Secondo i dati forniti da Wwoof Italia oggi gli associati sono 5107 (rispetto ai 1044 del 2004), con una leggera maggioranza di donne 2794 contro 2313. Di questi, la maggior parte hanno un’età compresa tra i 20 e 40 anni (4087).
«Il movimento – spiega Pozzi – è molto cresciuto in questi anni. Noi di fatto, sia tramite gli host sia attraverso un invito alla attenta lettura delle motivazioni di chi vuole fare questa esperienza, cerchiamo di contenere la crescita esponenziale. L’importante non è la quantità di partecipanti ma la qualità dell’esperienza. Wwoof è in fase di maturazione: attraverso la crescita della rete di relazioni sul territorio, animata dai 40 coordinatori locali riesce a promuovere incontri, formazione e sostenere progetti virtuosi».
Una caratteristica peculiare del Wwoof è l’estrema varietà delle situazioni e delle persone coinvolte, i Wwoofers sono in genere giovani studenti, ma non mancano adulti che cercano esperienze per iniziare a vivere in campagna, pensionati, coppie con bambini.
«Capita – spiega Pozzi – che alcuni giovani decidano di avvicinarsi al wwoofing per viaggiare in modo economico e non c’è assolutamente nulla di male nel pensarlo.
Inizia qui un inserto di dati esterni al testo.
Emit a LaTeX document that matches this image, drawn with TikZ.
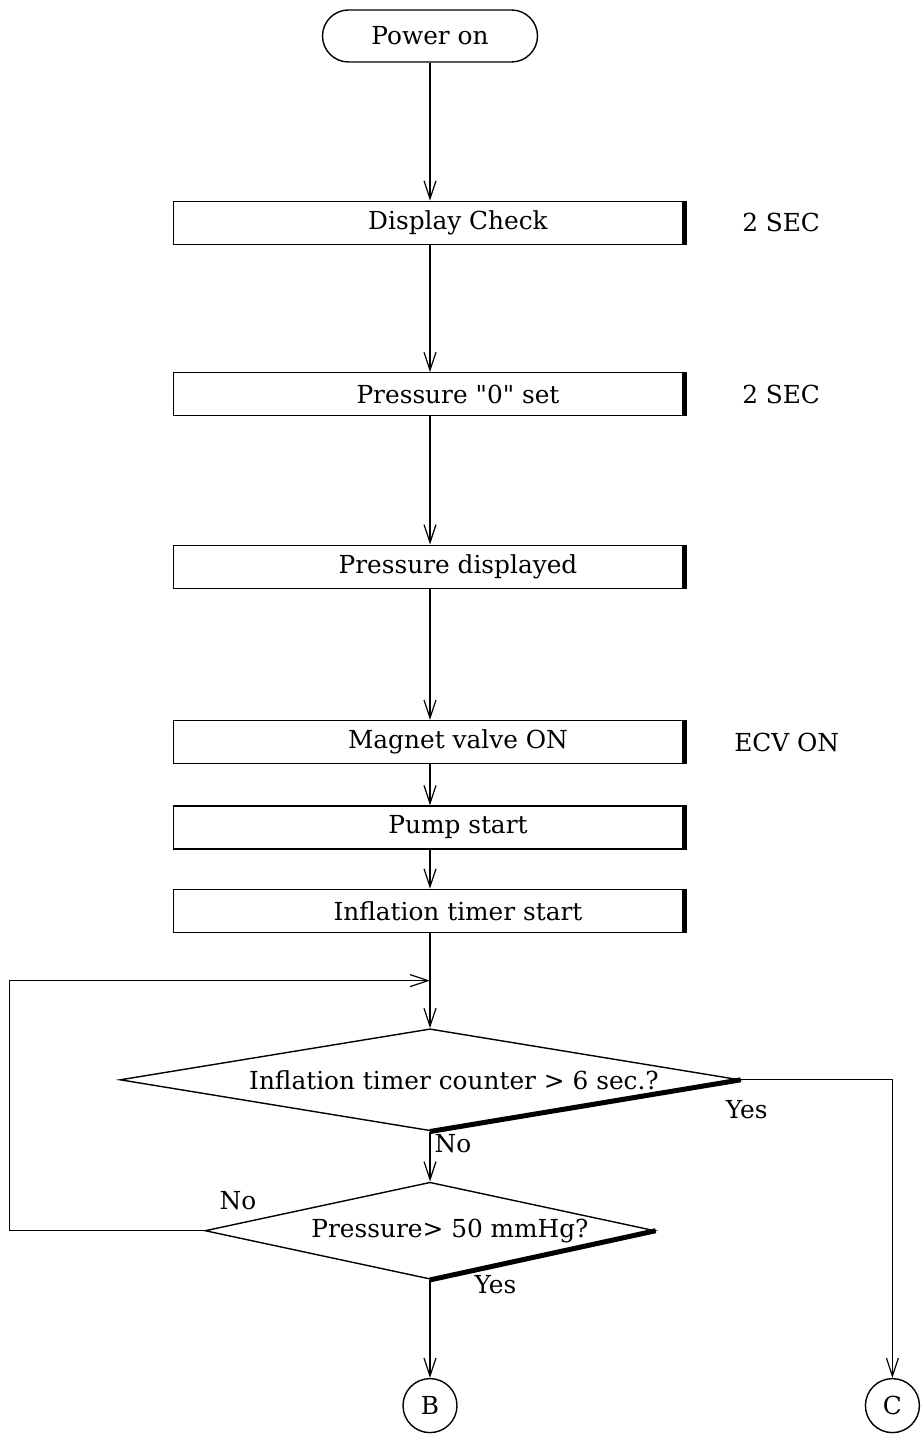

L’importante, però, è che siano consapevoli che il wwoofing implica il condividere lo stile di vita di chi li ospita. Quello che è davvero interessante è che, negli ultimi anni, capita sempre più spesso che i giovani che intraprendono una nuova attività agricola si siano formati proprio attraverso una lunga esperienza nel Wwoof».